# Task objective
Without the pictures, extract every line from the start of the material to the line containing "93, 104, 114];", both ends included.

# Material shown
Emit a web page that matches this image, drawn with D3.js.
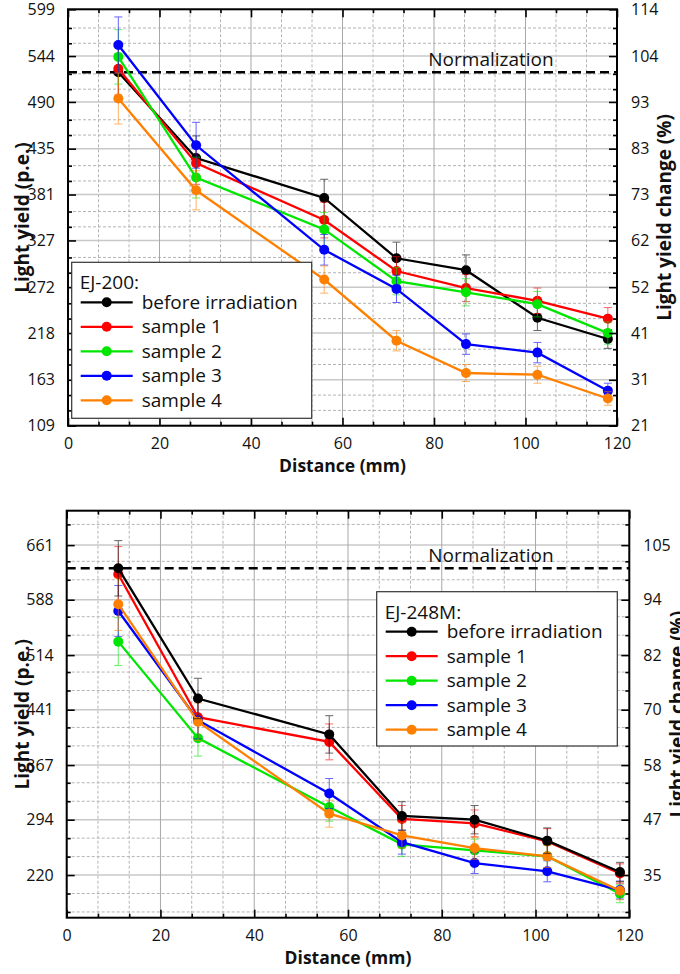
<!DOCTYPE html>
<html>
<head>
<meta charset="utf-8">
<script src="https://cdn.jsdelivr.net/npm/d3@7"></script>
<style>
  html, body { margin: 0; padding: 0; background: #fff; }
  svg { display: block; }
  text { font-family: "Open Sans", "DejaVu Sans", sans-serif; fill: #111; }
</style>
</head>
<body>
<svg id="chart" width="680" height="974"></svg>
<script>
// ---- data ----------------------------------------------------------
const seriesNames = ["before irradiation", "sample 1", "sample 2", "sample 3", "sample 4"];
const seriesColors = ["#000000", "#ff0000", "#00e600", "#0000ff", "#ff8000"];

// EJ-200
const ej200Distance = [11, 28, 56, 71.8, 87, 102.6, 118];
const ej200Before  = [525, 424, 377, 306, 292, 236, 211];
const ej200S1      = [529, 418, 351, 291, 271, 256, 235];
const ej200S2      = [543, 401, 340, 279, 266, 252, 218];
const ej200S3      = [557, 439, 316, 270, 205, 195, 150];
const ej200S4      = [494, 386, 281, 209, 171, 169, 141];
const ej200ErrBefore = [30, 26, 22, 19, 18, 15, 11];
const ej200ErrS1     = [31, 25, 21, 17, 16, 15, 13];
const ej200ErrS2     = [32, 24, 20, 16, 16, 15, 13];
const ej200ErrS3     = [33, 27, 18, 16, 12, 12, 9];
const ej200ErrS4     = [30, 23, 16, 12, 10, 10, 8];
const ej200Norm = 525;
const ej200LeftTicks  = [109, 163, 218, 272, 327, 381, 435, 490, 544, 599];
const ej200RightTicks = [21, 31, 41, 52, 62, 73, 83, 93, 104, 114];

// EJ-248M
const ej248Distance = [11, 28, 56, 71.5, 87, 102.5, 118];
const ej248Before  = [630, 456, 408, 299, 294, 266, 224];
const ej248S1      = [622, 431, 398, 295, 289, 265, 222];
const ej248S2      = [532, 403, 311, 261, 253, 245, 195];
const ej248S3      = [573, 427, 329, 264, 236, 225, 200];
const ej248S4      = [582, 425, 302, 273, 256, 245, 199];
const ej248ErrBefore = [37, 27, 25, 19, 19, 17, 13];
const ej248ErrS1     = [37, 26, 24, 18, 18, 17, 13];
const ej248ErrS2     = [32, 24, 19, 16, 15, 15, 12];
const ej248ErrS3     = [34, 25, 20, 16, 14, 14, 12];
const ej248ErrS4     = [35, 25, 18, 17, 15, 15, 12];
const ej248Norm = 630;
const ej248LeftTicks  = [220, 294, 367, 441, 514, 588, 661];
const ej248RightTicks = [35, 47, 58, 70, 82, 94, 105];

const xTicks = [0, 20, 40, 60, 80, 100, 120];

// ---- drawing -------------------------------------------------------
const svg = d3.select("#chart");

function makeSeries(values, errors) {
  return values.map((v, i) => ({ v, e: errors[i] }));
}

function drawPanel(cfg) {
  const g = svg.append("g");
  const x = d3.scaleLinear().domain([0, 120]).range([cfg.left, cfg.right]);
  const y = d3.scaleLinear().domain(cfg.yDomain).range([cfg.bottom, cfg.top]);

  // minor positions (thirds between labelled ticks, extended to the frame)
  const step = cfg.leftTicks[1] - cfg.leftTicks[0];
  const yMinor = [];
  for (let t = cfg.leftTicks[0] - step; t <= cfg.leftTicks[cfg.leftTicks.length - 1] + step; t += step / 3) {
    const isMajor = cfg.leftTicks.some(m => Math.abs(m - t) < step / 6);
    if (!isMajor && t > cfg.yDomain[0] + 0.5 && t < cfg.yDomain[1] - 0.5) yMinor.push(t);
  }
  const xMinor = [];
  for (let t = 0; t < 120; t += 20 / 3) {
    if (Math.abs(t / 20 - Math.round(t / 20)) > 0.01) xMinor.push(t);
  }

  const grid = g.append("g");
  grid.selectAll(".hmin").data(yMinor).join("line")
    .attr("x1", cfg.left).attr("x2", cfg.right)
    .attr("y1", d => y(d)).attr("y2", d => y(d))
    .attr("stroke", "#b4b4b4").attr("stroke-width", 1).attr("stroke-dasharray", "3,2");
  grid.selectAll(".vmin").data(xMinor).join("line")
    .attr("y1", cfg.top).attr("y2", cfg.bottom)
    .attr("x1", d => x(d)).attr("x2", d => x(d))
    .attr("stroke", "#b4b4b4").attr("stroke-width", 1).attr("stroke-dasharray", "3,2");
  grid.selectAll(".hmaj").data(cfg.leftTicks).join("line")
    .attr("x1", cfg.left).attr("x2", cfg.right)
    .attr("y1", d => y(d)).attr("y2", d => y(d))
    .attr("stroke", "#c8c8c8").attr("stroke-width", 1.5);
  grid.selectAll(".vmaj").data(xTicks).join("line")
    .attr("y1", cfg.top).attr("y2", cfg.bottom)
    .attr("x1", d => x(d)).attr("x2", d => x(d))
    .attr("stroke", "#a8a8a8").attr("stroke-width", 1);

  // normalization
  g.append("line")
    .attr("x1", cfg.left).attr("x2", cfg.right)
    .attr("y1", y(cfg.norm)).attr("y2", y(cfg.norm))
    .attr("stroke", "#000").attr("stroke-width", 2.5).attr("stroke-dasharray", "9,5");
  g.append("text")
    .attr("x", cfg.normX).attr("y", y(cfg.norm) - 6)
    .attr("text-anchor", "middle").attr("font-size", 19)
    .text("Normalization");

  // series
  const line = d3.line().x((d, i) => x(cfg.distance[i])).y(d => y(d.v));
  cfg.order.forEach(k => {
    const s = cfg.series[k];
    const col = seriesColors[k];
    const sg = g.append("g");
    sg.append("path").datum(s).attr("d", line)
      .attr("fill", "none").attr("stroke", col).attr("stroke-width", 2.3);
    const eb = sg.selectAll(".eb").data(s).join("g").attr("opacity", 0.6);
    eb.append("line")
      .attr("x1", (d, i) => x(cfg.distance[i])).attr("x2", (d, i) => x(cfg.distance[i]))
      .attr("y1", d => y(d.v - d.e)).attr("y2", d => y(d.v + d.e))
      .attr("stroke", col).attr("stroke-width", 1);
    [-1, 1].forEach(sign => {
      eb.append("line")
        .attr("x1", (d, i) => x(cfg.distance[i]) - 4).attr("x2", (d, i) => x(cfg.distance[i]) + 4)
        .attr("y1", d => y(d.v + sign * d.e)).attr("y2", d => y(d.v + sign * d.e))
        .attr("stroke", col).attr("stroke-width", 1);
    });
    sg.selectAll("circle").data(s).join("circle")
      .attr("cx", (d, i) => x(cfg.distance[i])).attr("cy", d => y(d.v))
      .attr("r", 5).attr("fill", col);
  });

  // frame and ticks
  const axes = g.append("g").attr("stroke", "#000").attr("stroke-width", 2);
  axes.append("rect")
    .attr("x", cfg.left).attr("y", cfg.top)
    .attr("width", cfg.right - cfg.left).attr("height", cfg.bottom - cfg.top)
    .attr("fill", "none");

  const gxb = g.append("g").attr("transform", `translate(0,${cfg.bottom})`)
    .call(d3.axisBottom(x).tickValues(xTicks).tickSize(-8).tickFormat(d3.format("d")).tickPadding(12));
  const gxt = g.append("g").attr("transform", `translate(0,${cfg.top})`)
    .call(d3.axisTop(x).tickValues(xTicks).tickSize(-8).tickFormat(""));
  const gxbm = g.append("g").attr("transform", `translate(0,${cfg.bottom})`)
    .call(d3.axisBottom(x).tickValues(xMinor).tickSize(-4).tickFormat(""));
  const gxtm = g.append("g").attr("transform", `translate(0,${cfg.top})`)
    .call(d3.axisTop(x).tickValues(xMinor).tickSize(-4).tickFormat(""));

  const gyl = g.append("g").attr("transform", `translate(${cfg.left},0)`)
    .call(d3.axisLeft(y).tickValues(cfg.leftTicks).tickSize(-8).tickPadding(13).tickFormat(d3.format("d")));
  const gylm = g.append("g").attr("transform", `translate(${cfg.left},0)`)
    .call(d3.axisLeft(y).tickValues(yMinor).tickSize(-4).tickFormat(""));
  const gyr = g.append("g").attr("transform", `translate(${cfg.right},0)`)
    .call(d3.axisRight(y).tickValues(cfg.leftTicks).tickSize(-8).tickPadding(14)
      .tickFormat((d, i) => cfg.rightTicks[i]));
  const gyrm = g.append("g").attr("transform", `translate(${cfg.right},0)`)
    .call(d3.axisRight(y).tickValues(yMinor).tickSize(-4).tickFormat(""));

  [gxb, gxt, gxbm, gxtm, gyl, gylm, gyr, gyrm].forEach(a => {
    a.select(".domain").remove();
    a.selectAll(".tick line").attr("stroke", "#000").attr("stroke-width", 1.6);
    a.selectAll(".tick text").attr("font-size", 16).attr("fill", "#111")
      .attr("font-family", "\"Open Sans\", sans-serif");
  });

  // axis titles
  const midY = (cfg.top + cfg.bottom) / 2;
  g.append("text")
    .attr("x", (cfg.left + cfg.right) / 2).attr("y", cfg.xTitleY)
    .attr("text-anchor", "middle").attr("font-size", 17.5).attr("font-weight", "bold")
    .text("Distance (mm)");
  g.append("text")
    .attr("transform", `translate(${cfg.leftTitleX},${midY}) rotate(-90)`)
    .attr("text-anchor", "middle").attr("font-size", 19).attr("font-weight", "bold")
    .text("Light yield (p.e.)");
  g.append("text")
    .attr("transform", `translate(${cfg.rightTitleX},${midY}) rotate(-90)`)
    .attr("text-anchor", "middle").attr("font-size", 19).attr("font-weight", "bold")
    .text("Light yield change (%)");

  // legend
  const L = cfg.legend;
  const lg = g.append("g");
  lg.append("rect")
    .attr("x", L.x).attr("y", L.y).attr("width", L.w).attr("height", L.h)
    .attr("fill", "#fff").attr("stroke", "#333").attr("stroke-width", 1.2);
  lg.append("text").attr("x", L.x + 8).attr("y", L.y + 27)
    .attr("font-size", 19).text(cfg.title);
  seriesNames.forEach((name, k) => {
    const cy = L.y + 40 + k * 24.5;
    lg.append("line").attr("x1", L.x + 9).attr("x2", L.x + 61)
      .attr("y1", cy).attr("y2", cy).attr("stroke", seriesColors[k]).attr("stroke-width", 2.3);
    lg.append("circle").attr("cx", L.x + 35).attr("cy", cy).attr("r", 5).attr("fill", seriesColors[k]);
    lg.append("text").attr("x", L.x + 70).attr("y", cy + 6.5)
      .attr("font-size", 19).text(name);
  });
}

drawPanel({
  left: 68, right: 617, top: 9.3, bottom: 425.7,
  yDomain: [109, 599],
  leftTicks: ej200LeftTicks, rightTicks: ej200RightTicks,
  distance: ej200Distance,
  series: [
    makeSeries(ej200Before, ej200ErrBefore),
    makeSeries(ej200S1, ej200ErrS1),
    makeSeries(ej200S2, ej200ErrS2),
    makeSeries(ej200S3, ej200ErrS3),
    makeSeries(ej200S4, ej200ErrS4)
  ],
  order: [0, 1, 2, 3, 4],
  norm: ej200Norm, normX: 491,
  xTitleY: 472, leftTitleX: 29, rightTitleX: 671,
  title: "EJ-200:",
  legend: { x: 71.7, y: 262.3, w: 240, h: 156 }
});

drawPanel({
  left: 66.7, right: 629.3, top: 510.7, bottom: 917.7,
  yDomain: [163, 707],
  leftTicks: ej248LeftTicks, rightTicks: ej248RightTicks,
  distance: ej248Distance,
  series: [
    makeSeries(ej248Before, ej248ErrBefore),
    makeSeries(ej248S1, ej248ErrS1),
    makeSeries(ej248S2, ej248ErrS2),
    makeSeries(ej248S3, ej248ErrS3),
    makeSeries(ej248S4, ej248ErrS4)
  ],
  order: [1, 2, 3, 4, 0],
  norm: ej248Norm, normX: 491,
  xTitleY: 964, leftTitleX: 29, rightTitleX: 684,
  title: "EJ-248M:",
  legend: { x: 376.7, y: 591.7, w: 240.6, h: 154.3 }
});
</script>
</body>
</html>
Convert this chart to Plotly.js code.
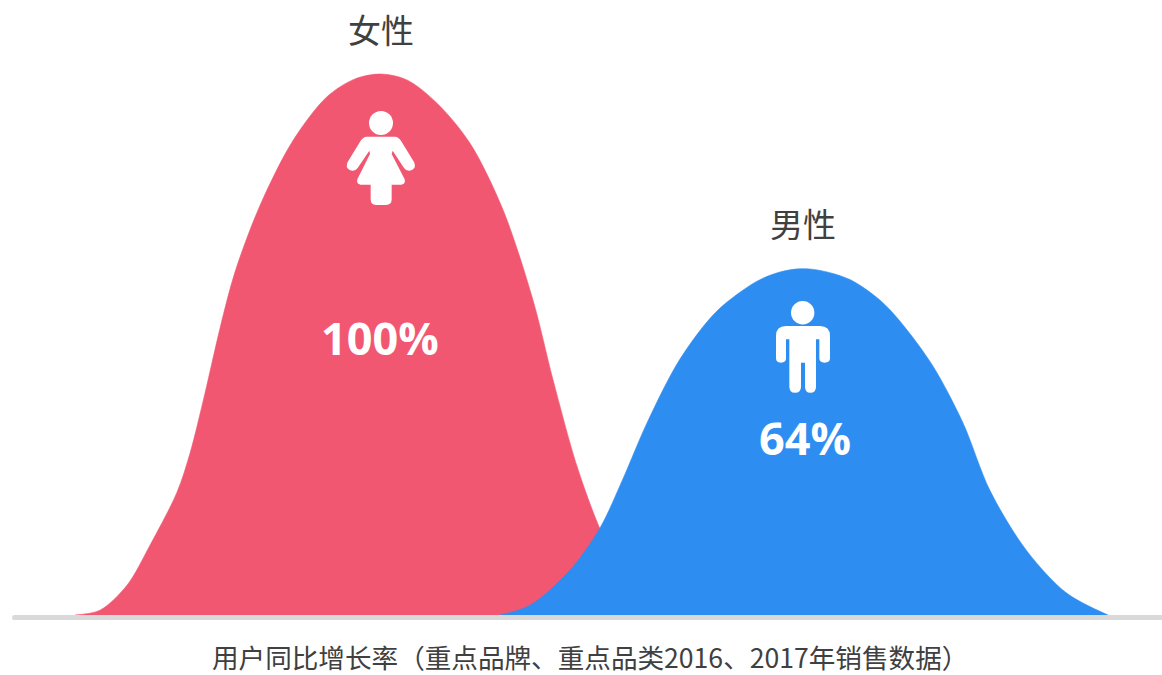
<!DOCTYPE html>
<html>
<head>
<meta charset="utf-8">
<script src="https://cdn.plot.ly/plotly-3.0.1.min.js"></script>
<style>html,body{margin:0;padding:0;background:#fff;overflow:hidden}</style>
</head>
<body>
<div id="chart" style="width:1162px;height:675px"></div>
<script>
const categories = ['女性', '男性'];
const shareLabels = ['100%', '64%'];
const caption = '用户同比增长率（重点品牌、重点品类2016、2017年销售数据）';

const femaleX = [75,100,127,150,177,190,205,220,235,260,293,327,355,381,407,437,470,503,533,553,577,600,630,665];
const femaleY = [0,0.9,5.5,12.9,22.7,29.9,41,53,63.4,75.7,87.7,95.8,99.1,100,98.9,94.6,87.2,74.9,58.2,43.5,27.5,15.9,4.6,0];
const maleX = [500,530,570,600,623,647,680,717,757,780,800,820,850,880,900,933,963,990,1027,1067,1108];
const maleY = [0,1.8,8.3,16.1,25.2,35.5,47.3,56.2,61.7,63.4,64,63.7,62,58.2,54.3,46,35.5,23,11.8,4,0];

const W = 1162, H = 675;
const RED = '#F15770', BLUE = '#2E8DF0', TEXT = '#404040';

function area(name, x, y, color) {
  return {type:'scatter', mode:'lines', name, x, y, fill:'tozeroy', fillcolor:color,
          line:{color:color, width:0.6, shape:'spline', smoothing:0.9}, hoverinfo:'name'};
}

// Pictograms: outlines in local units, mapped onto paper coordinates
function iconPath(d, ox, oy) {
  const toks = d.trim().split(/\s+/);
  let out = [], i = 0;
  const px = v => ((ox + v / 3) / W).toFixed(5);
  const py = v => (1 - (oy + v / 3) / H).toFixed(5);
  while (i < toks.length) {
    const c = toks[i++];
    if (c === 'Z') { out.push('Z'); continue; }
    if (c === 'Q') { out.push('Q', px(toks[i]), py(toks[i+1]), px(toks[i+2]), py(toks[i+3])); i += 4; }
    else { out.push(c, px(toks[i]), py(toks[i+1])); i += 2; }
  }
  return out.join(' ');
}
function pathShape(d, ox, oy) {
  return {type:'path', xref:'paper', yref:'paper', path:iconPath(d, ox, oy), fillcolor:'#fff', line:{width:0}, layer:'above'};
}
function headShape(cx, cy, r) {
  return {type:'circle', xref:'paper', yref:'paper', x0:(cx-r)/W, x1:(cx+r)/W, y0:1-(cy+r)/H, y1:1-(cy-r)/H,
          fillcolor:'#fff', line:{width:0}, layer:'above'};
}
const femaleIcon = 'M 140 140 L 225 140 Q 236 141 243 152 L 282 216 Q 290 232 276 240 Q 262 247 252 234 L 218 182 L 215 192 L 254 268 Q 258 283 244 284 L 215 284 L 215 328 Q 215 345 198 345 L 168 345 Q 152 345 152 328 L 152 284 L 122 284 Q 108 283 112 268 L 150 192 L 148 182 L 113 234 Q 103 247 89 240 Q 75 232 83 216 L 122 152 Q 129 141 140 140 Z';
const maleIcon = 'M 78 138 Q 78 108 108 108 L 210 108 Q 240 108 240 138 L 240 205 Q 240 218 224 218 Q 208 218 208 205 L 208 148 L 198 148 L 198 290 Q 198 308 181 308 Q 165 308 165 290 L 165 218 L 153 218 L 153 290 Q 153 308 135 308 Q 118 308 118 290 L 118 148 L 108 148 L 108 205 Q 108 218 93 218 Q 78 218 78 205 Z';

function note(text, cx, cy, size, color, bold, family) {
  return {xref:'paper', yref:'paper', x:cx/W, y:1-cy/H, xanchor:'center', yanchor:'middle', showarrow:false,
          text: bold ? '<b>'+text+'</b>' : text,
          font:{size, color, family}};
}
const CJK = '"Noto Sans CJK SC", sans-serif';
const LATIN = '"Open Sans", sans-serif';

const layout = {
  width:W, height:H, margin:{l:0,r:0,t:0,b:0}, showlegend:false,
  paper_bgcolor:'#fff', plot_bgcolor:'#fff',
  xaxis:{range:[0,W], visible:false, fixedrange:true},
  yaxis:{range:[-11.09,113.68], visible:false, fixedrange:true},
  shapes:[
    {type:'path', xref:'paper', yref:'paper', path:iconPath('M 42 0 L 3486 0 L 3486 15 L 42 15 Q 36 15 36 8 Q 36 0 42 0 Z', 0, 615), fillcolor:'#D9D9D9', line:{width:0}, layer:'above'},
    headShape(381, 123, 12),
    pathShape(femaleIcon, 320, 90),
    headShape(802.7, 312.7, 11.7),
    pathShape(maleIcon, 750, 290)
  ],
  annotations:[
    note(categories[0], 381, 29, 33, TEXT, false, CJK),
    note(categories[1], 803, 223, 33, TEXT, false, CJK),
    note(shareLabels[0], 379.5, 337, 45, '#fff', true, LATIN),
    note(shareLabels[1], 804.5, 437, 45, '#fff', true, LATIN),
    note(caption, 590, 656, 26.6, TEXT, false, CJK)
  ]
};
Plotly.newPlot('chart', [area(categories[0], femaleX, femaleY, RED), area(categories[1], maleX, maleY, BLUE)], layout, {displayModeBar:false, staticPlot:true});
</script>
</body>
</html>
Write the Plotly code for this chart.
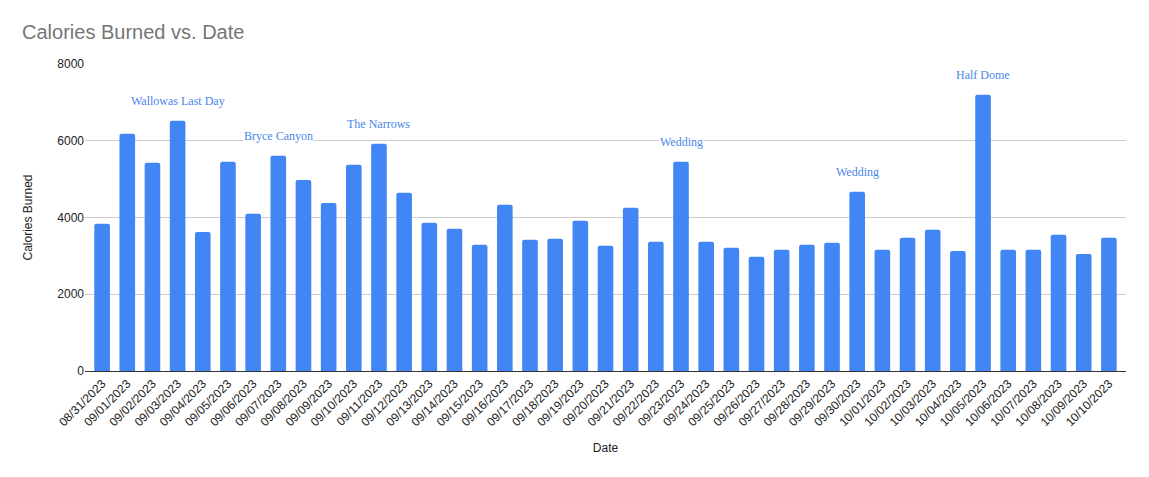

# Task response
Emit a web page that matches this image, drawn with D3.js.
<!DOCTYPE html>
<html>
<head>
<meta charset="utf-8">
<script src="https://cdn.jsdelivr.net/npm/d3@7"></script>
<style>
  html, body { margin: 0; padding: 0; background: #fff; }
  svg { display: block; }
  text { font-family: "Open Sans", "DejaVu Sans", sans-serif; fill: #111; }
</style>
</head>
<body>
<svg id="chart" width="680" height="974"></svg>
<script>
// ---- data ----------------------------------------------------------
const seriesNames = ["before irradiation", "sample 1", "sample 2", "sample 3", "sample 4"];
const seriesColors = ["#000000", "#ff0000", "#00e600", "#0000ff", "#ff8000"];

// EJ-200
const ej200Distance = [11, 28, 56, 71.8, 87, 102.6, 118];
const ej200Before  = [525, 424, 377, 306, 292, 236, 211];
const ej200S1      = [529, 418, 351, 291, 271, 256, 235];
const ej200S2      = [543, 401, 340, 279, 266, 252, 218];
const ej200S3      = [557, 439, 316, 270, 205, 195, 150];
const ej200S4      = [494, 386, 281, 209, 171, 169, 141];
const ej200ErrBefore = [30, 26, 22, 19, 18, 15, 11];
const ej200ErrS1     = [31, 25, 21, 17, 16, 15, 13];
const ej200ErrS2     = [32, 24, 20, 16, 16, 15, 13];
const ej200ErrS3     = [33, 27, 18, 16, 12, 12, 9];
const ej200ErrS4     = [30, 23, 16, 12, 10, 10, 8];
const ej200Norm = 525;
const ej200LeftTicks  = [109, 163, 218, 272, 327, 381, 435, 490, 544, 599];
const ej200RightTicks = [21, 31, 41, 52, 62, 73, 83, 93, 104, 114];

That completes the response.